The commitments made by the two Governments in this Agreement shall not preclude action by either Government consistent with its obligations under Part II of the General Agreement on Tariffs and Trade.

ARTICLE IV

(a) At any time, at the request of either Government, the two Governments shall consult with respect to any matter relating to this Agreement.

(b) Without limiting the foregoing, the two Governments shall, at the request of either Government, consult with respect to any problems which may arise concerning automotive producers in the United States which do not at present have facilities in Canada for the manufacture of motor vehicles, and with respect to the implications for the operation of this Agreement of new automotive producers becoming established in Canada.

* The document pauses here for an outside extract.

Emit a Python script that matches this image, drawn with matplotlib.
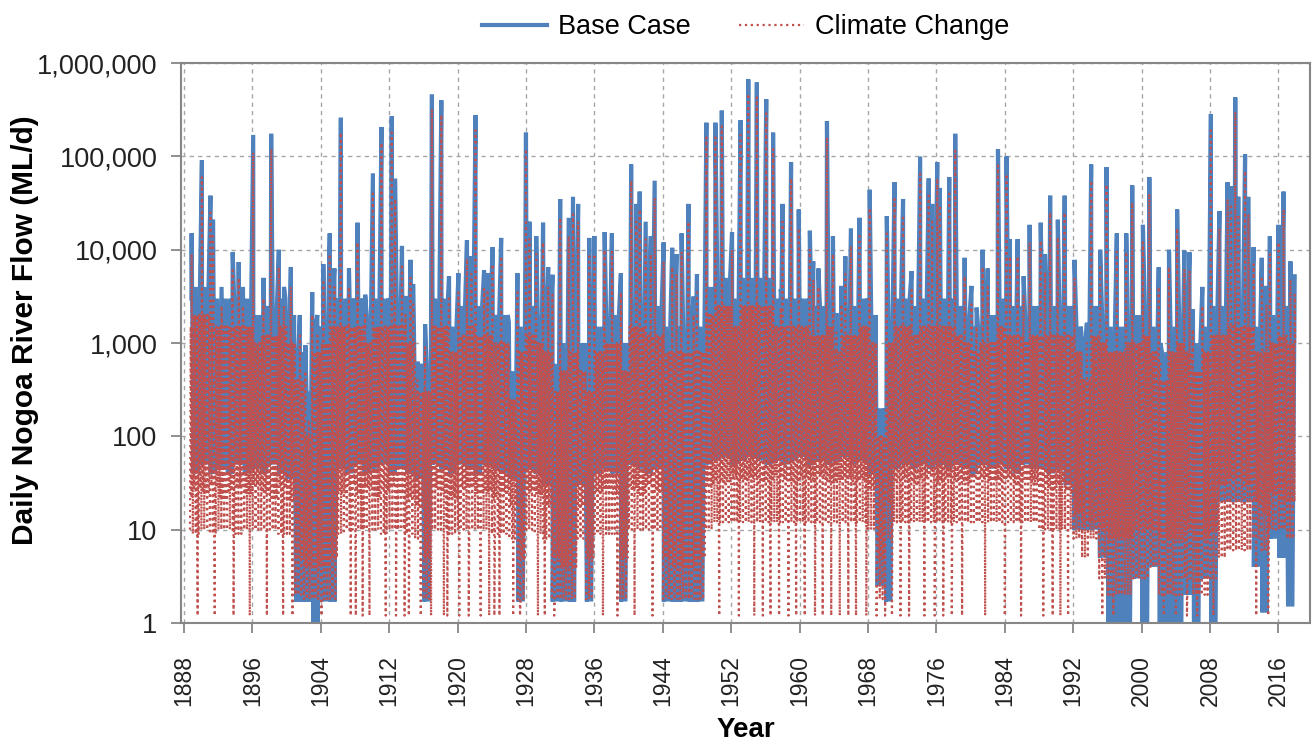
import numpy as np
import matplotlib.pyplot as plt
from matplotlib.ticker import FuncFormatter

plt.rcParams['font.family'] = ['Liberation Sans', 'DejaVu Sans']

# record runs from late 1888 to early 2018
years = np.arange(1888, 2018)
first_day = 1888.7
last_day = 2018.05

# typical upper level of the flow band, per year (ML/d)
base_top = [3000, 4000, 4000, 3000, 3000, 3000, 3000, 3000, 2000, 2500,
            2500, 3000, 2000, 800, 200, 1500, 2000, 3000, 3000, 3000,
            3000, 2000, 3000, 3000, 3000, 3000, 2000, 600, 600, 3000,
            3000, 1500, 2500, 3000, 2500, 2500, 2000, 2000, 500, 1500,
            2500, 2000, 1500, 600, 1000, 1500, 1000, 600, 1500, 2000,
            2000, 1000, 3000, 3000, 2500, 2500, 1500, 1500, 1500, 1500,
            1500, 4000, 5000, 5000, 3000, 5000, 5000, 5000, 5000, 3000,
            3000, 3000, 3000, 2500, 2500, 3000, 1500, 2500, 2500, 3000,
            2000, 200, 2000, 3000, 3000, 2500, 3000, 3000, 3000, 3000,
            2500, 2000, 1500, 2000, 2000, 3000, 2500, 2500, 2000, 2500,
            2500, 2500, 2500, 2500, 1500, 800, 2500, 2000, 1500, 1500,
            2000, 2000, 2500, 1500, 800, 1500, 2000, 1500, 1000, 1500,
            2500, 2500, 3000, 3000, 3000, 1500, 1500, 2000, 2500, 2000]

# typical low flow, per year (ML/d)
base_low = [45, 40, 50, 40, 45, 40, 50, 40, 45, 40,
            50, 40, 35, 1.7, 1.7, 0.6, 1.7, 1.7, 45, 40,
            50, 40, 45, 50, 40, 45, 40, 35, 1.7, 50,
            45, 40, 50, 45, 40, 50, 45, 40, 35, 1.7,
            45, 40, 30, 1.7, 1.7, 1.7, 30, 1.7, 40, 45,
            40, 1.7, 50, 45, 40, 45, 1.7, 1.7, 1.7, 1.7,
            1.7, 50, 55, 60, 50, 55, 60, 55, 50, 55,
            50, 55, 60, 50, 55, 50, 55, 60, 50, 55,
            40, 2.5, 1.7, 45, 50, 45, 50, 45, 50, 45,
            50, 45, 40, 50, 45, 50, 45, 40, 50, 45,
            45, 40, 45, 30, 10, 10, 10, 5, 0.5, 0.5,
            0.5, 3, 0.5, 4, 0.5, 0.5, 0.5, 2, 0.5, 3,
            0.5, 20, 20, 20, 20, 4, 1.3, 8, 5, 1.5]

clim_top = [1500, 2000, 2000, 1500, 1500, 1500, 1500, 1500, 1000, 1200,
            1200, 1500, 1000, 400, 100, 800, 1000, 1500, 1500, 1500,
            1500, 1000, 1500, 1500, 1500, 1500, 1000, 300, 300, 1500,
            1500, 800, 1200, 1500, 1200, 1200, 1000, 1000, 250, 800,
            1200, 1000, 800, 300, 500, 800, 500, 300, 800, 1000,
            1000, 500, 1500, 1500, 1200, 1200, 800, 800, 800, 800,
            800, 2000, 2500, 2500, 1500, 2500, 2500, 2500, 2500, 1500,
            1500, 1500, 1500, 1200, 1200, 1500, 800, 1200, 1200, 1500,
            1000, 100, 1000, 1500, 1500, 1200, 1500, 1500, 1500, 1500,
            1200, 1000, 800, 1000, 1000, 1500, 1200, 1200, 1000, 1200,
            1200, 1200, 1200, 1200, 800, 400, 1200, 1000, 800, 800,
            1000, 1000, 1200, 800, 400, 800, 1000, 800, 500, 800,
            1200, 1200, 1500, 1500, 1500, 800, 800, 1000, 1200, 1000]

# deepest recession of each year
clim_low = [10, 9, 10, 9, 10, 10, 9, 10, 10, 10,
            10, 9, 9, 2, 1.8, 1.8, 1.8, 1.8, 9, 10,
            10, 10, 10, 9, 10, 10, 9, 8, 1.8, 10,
            10, 9, 10, 10, 10, 10, 9, 9, 8, 1.8,
            10, 9, 8, 1.8, 1.8, 1.8, 8, 1.8, 9, 9,
            9, 1.8, 10, 10, 10, 10, 1.8, 1.8, 1.8, 1.8,
            1.8, 10, 12, 12, 12, 12, 12, 12, 12, 12,
            12, 12, 12, 12, 12, 12, 12, 12, 12, 12,
            10, 1.8, 8, 12, 12, 12, 12, 12, 12, 12,
            12, 12, 12, 12, 12, 12, 12, 12, 12, 12,
            10, 10, 10, 10, 8, 5, 8, 3, 2, 2,
            2, 3, 3, 4, 2, 2, 2, 3, 2, 2,
            3, 5, 6, 6, 6, 8, 6, 10, 10, 8]

# usual recession level between events
clim_mid = [22, 28, 25, 30, 22, 26, 28, 24, 30, 25,
            22, 28, 20, 5, 4, 4, 4, 5, 25, 30,
            24, 28, 22, 26, 30, 24, 22, 18, 5, 28,
            25, 22, 28, 30, 24, 26, 22, 25, 18, 5,
            26, 24, 18, 5, 4, 4, 18, 5, 25, 28,
            24, 5, 28, 24, 30, 26, 5, 4, 4, 4,
            5, 30, 35, 32, 38, 34, 36, 32, 35, 38,
            34, 32, 36, 35, 38, 32, 34, 36, 33, 35,
            28, 5, 20, 34, 36, 32, 35, 38, 33, 36,
            34, 32, 35, 36, 33, 34, 36, 32, 35, 33,
            30, 28, 32, 26, 15, 12, 12, 10, 8, 8,
            8, 10, 10, 10, 8, 8, 8, 10, 8, 8,
            10, 30, 35, 35, 30, 20, 15, 25, 20, 20]

# flood events: time, base case peak, climate change peak (ML/d)
spike_year = [1888.9, 1890.1, 1891.1, 1891.4, 1892.4, 1893.7, 1894.4, 1894.9, 1896.1, 1897.3,
              1898.2, 1899.1, 1899.7, 1900.5, 1901.55, 1902.2, 1902.6, 1903.0, 1903.6, 1904.3,
              1905.05, 1905.6, 1906.35, 1907.3, 1908.3, 1909.2, 1910.1, 1911.1, 1912.3, 1912.7,
              1913.5, 1913.9, 1914.5, 1914.8, 1915.3, 1916.2, 1917.0, 1918.1, 1919.0, 1920.1,
              1921.1, 1921.6, 1922.1, 1923.1, 1923.5, 1924.1, 1924.5, 1925.1, 1926.0, 1927.0,
              1928.0, 1928.4, 1929.2, 1930.0, 1930.6, 1931.1, 1932.0, 1933.0, 1933.5, 1934.1,
              1935.4, 1936.0, 1937.2, 1938.05, 1939.1, 1940.3, 1940.9, 1941.3, 1942.0, 1942.6,
              1943.05, 1944.1, 1945.1, 1945.6, 1946.2, 1947.0, 1947.6, 1948.0, 1949.1, 1950.15,
              1950.9, 1952.1, 1953.1, 1954.0, 1955.0, 1956.1, 1956.9, 1957.8, 1958.0, 1959.0,
              1959.9, 1961.2, 1961.6, 1962.2, 1963.2, 1963.9, 1964.3, 1964.9, 1965.35, 1966.0,
              1967.0, 1968.2, 1970.2, 1971.1, 1972.1, 1973.1, 1974.1, 1975.1, 1975.5, 1976.1,
              1976.4, 1977.5, 1978.2, 1978.6, 1979.3, 1980.1, 1980.7, 1981.4, 1982.0, 1983.2,
              1984.2, 1984.6, 1985.5, 1986.2, 1986.9, 1988.2, 1988.7, 1989.3, 1990.2, 1991.0,
              1992.15, 1993.0, 1993.6, 1994.1, 1995.15, 1995.9, 1997.1, 1998.2, 1998.9, 2000.15,
              2000.9, 2002.0, 2002.2, 2003.2, 2004.15, 2005.0, 2005.6, 2006.0, 2007.1, 2008.1,
              2009.1, 2010.05, 2010.45, 2010.95, 2011.3, 2012.1, 2012.5, 2013.1, 2014.05, 2014.6,
              2015.0, 2016.0, 2016.6, 2017.4, 2017.9]
base_spike = [15000, 91000, 38000, 21000, 4000, 9400, 7400, 4000, 170000, 5000,
              175000, 10000, 4000, 6500, 2000, 950, 300, 3500, 2000, 7000,
              15000, 6300, 260000, 6300, 19500, 3300, 66000, 207000, 270000, 58000,
              11000, 3200, 7800, 4300, 630, 1600, 460000, 400000, 5200, 5600,
              12700, 8500, 277000, 6000, 5600, 10700, 1600, 13400, 1660, 5600,
              180000, 20000, 14000, 19500, 6500, 5400, 35000, 22000, 37000, 31000,
              13400, 14000, 15500, 15000, 5600, 82000, 31000, 42000, 20000, 14000,
              55000, 12000, 10500, 9000, 15000, 31000, 3150, 5500, 230000, 230000,
              310000, 15500, 245000, 670000, 620000, 410000, 180000, 3800, 31000, 87000,
              27000, 16000, 7500, 6300, 240000, 14000, 2100, 4100, 8500, 17000,
              22000, 44000, 23000, 53000, 35000, 5900, 100000, 58000, 31000, 87000,
              46000, 60000, 175000, 1400, 8200, 4100, 2400, 10000, 6300, 120000,
              100000, 13000, 13000, 5200, 18500, 19500, 9000, 38000, 21000, 38000,
              7800, 1150, 1650, 82000, 10000, 77000, 15000, 15000, 49000, 18500,
              60000, 6500, 1000, 10000, 27000, 9800, 9400, 2300, 4000, 285000,
              26000, 53000, 48000, 430000, 37000, 105000, 37000, 10700, 8200, 4100,
              14000, 18500, 42000, 7500, 5200]
clim_spike = [9000, 60000, 25000, 14000, 2500, 6000, 5000, 2500, 110000, 3000,
              120000, 6500, 2500, 4000, 1200, 500, 150, 2000, 1200, 4500,
              9000, 4000, 180000, 4000, 12000, 2000, 40000, 140000, 180000, 35000,
              7000, 2000, 5000, 2600, 400, 900, 320000, 280000, 3200, 3500,
              8000, 5500, 190000, 3800, 3500, 7000, 1000, 8500, 1000, 3500,
              120000, 13000, 9000, 12000, 4000, 3300, 22000, 14000, 24000, 20000,
              8500, 9000, 10000, 9500, 3500, 55000, 20000, 27000, 13000, 9000,
              36000, 7500, 6500, 5500, 9500, 20000, 2000, 3500, 160000, 160000,
              210000, 10000, 170000, 470000, 430000, 290000, 120000, 2400, 20000, 58000,
              17000, 10000, 4800, 4000, 160000, 9000, 1300, 2600, 5500, 11000,
              14000, 28000, 15000, 35000, 22000, 3700, 65000, 38000, 20000, 58000,
              30000, 40000, 115000, 900, 5200, 2600, 1500, 6500, 4000, 80000,
              65000, 8500, 8500, 3300, 12000, 12500, 5800, 25000, 13500, 25000,
              5000, 700, 1000, 55000, 6500, 50000, 9500, 9500, 32000, 12000,
              40000, 4000, 600, 6500, 17000, 6200, 6000, 1400, 2500, 190000,
              17000, 35000, 31000, 300000, 24000, 70000, 24000, 7000, 5200, 2600,
              9000, 12000, 27000, 4800, 3300]

# short cease-to-flow dips in the climate change run
clim_dip_year = [1889.6, 1891.6, 1893.8, 1895.7, 1897.7, 1899.6, 1900.7, 1904.1, 1907.5, 1908.1,
                 1908.9, 1909.7, 1911.6, 1912.8, 1913.8, 1914.3, 1915.7, 1916.9, 1918.4, 1918.8,
                 1920.2, 1921.3, 1922.7, 1923.7, 1924.3, 1924.9, 1926.5, 1927.3, 1929.4, 1930.2,
                 1931.3, 1937.0, 1938.7, 1940.7, 1942.8, 1950.6, 1952.9, 1954.7, 1955.7, 1956.6,
                 1957.6, 1958.7, 1959.6, 1960.6, 1961.8, 1962.7, 1963.7, 1964.7, 1965.7, 1966.6,
                 1967.8, 1969.0, 1970.0, 1970.8, 1971.8, 1972.8, 1974.6, 1975.8, 1976.8, 1977.8,
                 1979.0, 1981.7, 1984.0, 1985.9, 1988.5, 1989.6, 1990.5, 1991.4, 1995.4, 1996.7,
                 2002.6, 2004.0, 2005.3, 2006.5, 2008.4, 2013.4, 2014.8]
clim_dip_flow = 1.2


def build_series(top, low, mid, n_osc, ev_t, ev_q):
    t, q = [], []
    for y, hi, lo, md in zip(years, top, low, mid):
        for k in range(2 * n_osc):
            tk = y + (k + 0.5) / (2 * n_osc)
            if tk < first_day or tk > last_day:
                continue
            if k % 2:
                val = hi
            elif k % 4 == 0:
                val = lo
            else:
                val = md
            t.append(tk)
            q.append(val)
    t = np.concatenate([t, ev_t])
    q = np.concatenate([q, ev_q])
    order = np.argsort(t)
    return t[order], q[order]


base_t, base_q = build_series(base_top, base_low, base_low, 2,
                              spike_year, base_spike)
clim_t, clim_q = build_series(clim_top, clim_low, clim_mid, 6,
                              spike_year + clim_dip_year,
                              clim_spike + [clim_dip_flow] * len(clim_dip_year))

fig = plt.figure(figsize=(13.16, 7.43), dpi=100)
ax = fig.add_axes([0.1375, 0.1615, 0.858, 0.7535])

ax.plot(base_t, base_q, color='#4F81BD', lw=3.0, solid_joinstyle='miter',
        label='Base Case', zorder=2)
ax.plot(clim_t, clim_q, color='#C0504D', lw=1.6, ls=':',
        label='Climate Change', zorder=3)

ax.set_yscale('log')
ax.set_ylim(1, 1e6)
ax.set_xlim(1887.65, 2019.7)
ax.set_xticks(np.arange(1888, 2017, 8))
ax.set_xticklabels([str(y) for y in range(1888, 2017, 8)], rotation=90)
ax.yaxis.set_major_formatter(FuncFormatter(lambda v, p: f'{v:,.0f}'))
ax.minorticks_off()

ax.grid(True, color='#a6a6a6', ls=(0, (3, 3)), lw=1.0)
ax.set_axisbelow(True)
for s in ax.spines.values():
    s.set_color('#868686')
    s.set_linewidth(1.5)
ax.tick_params(axis='both', colors='#868686', labelcolor='#222222',
               length=7, width=1.3, direction='out')
ax.tick_params(axis='x', labelsize=16.5, pad=16)
ax.tick_params(axis='y', labelsize=19.5, pad=10)

ax.set_xlabel('Year', fontsize=20, fontweight='bold', labelpad=8)
ax.set_ylabel('Daily Nogoa River Flow (ML/d)', fontsize=21.5, fontweight='bold')
ax.yaxis.set_label_coords(-0.126, 0.523)

ax.legend(loc='lower center', bbox_to_anchor=(0.5, 1.022), ncol=2, frameon=False,
          fontsize=19.5, handlelength=2.4, columnspacing=1.8, handletextpad=0.4,
          borderaxespad=0.0)

fig.savefig('out.png', dpi=100)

(c) No later than January 1, 1968, the two Governments shall jointly undertake a comprehensive review of the progress made towards achieving the objectives set forth in Article I. During this review the Governments shall consider such further steps as may be necessary or desirable for the full achievement of these objectives.

ARTICLE V

Access to the United States and Canadian markets provided for under this Agreement may by agreement be accorded on similar terms to other countries.

ARTICLE VI

This Agreement shall enter into force provisionally on the date of signature and definitively on the date upon which notes are exchanged between the two Governments giving notice that appropriate action in their respective legislatures has been completed.

ARTICLE VII

This Agreement shall be of unlimited duration. Each Government shall however have the right to terminate this Agreement twelve months from the date on which that Government gives written notice to the other Government of its intention to terminate the Agreement.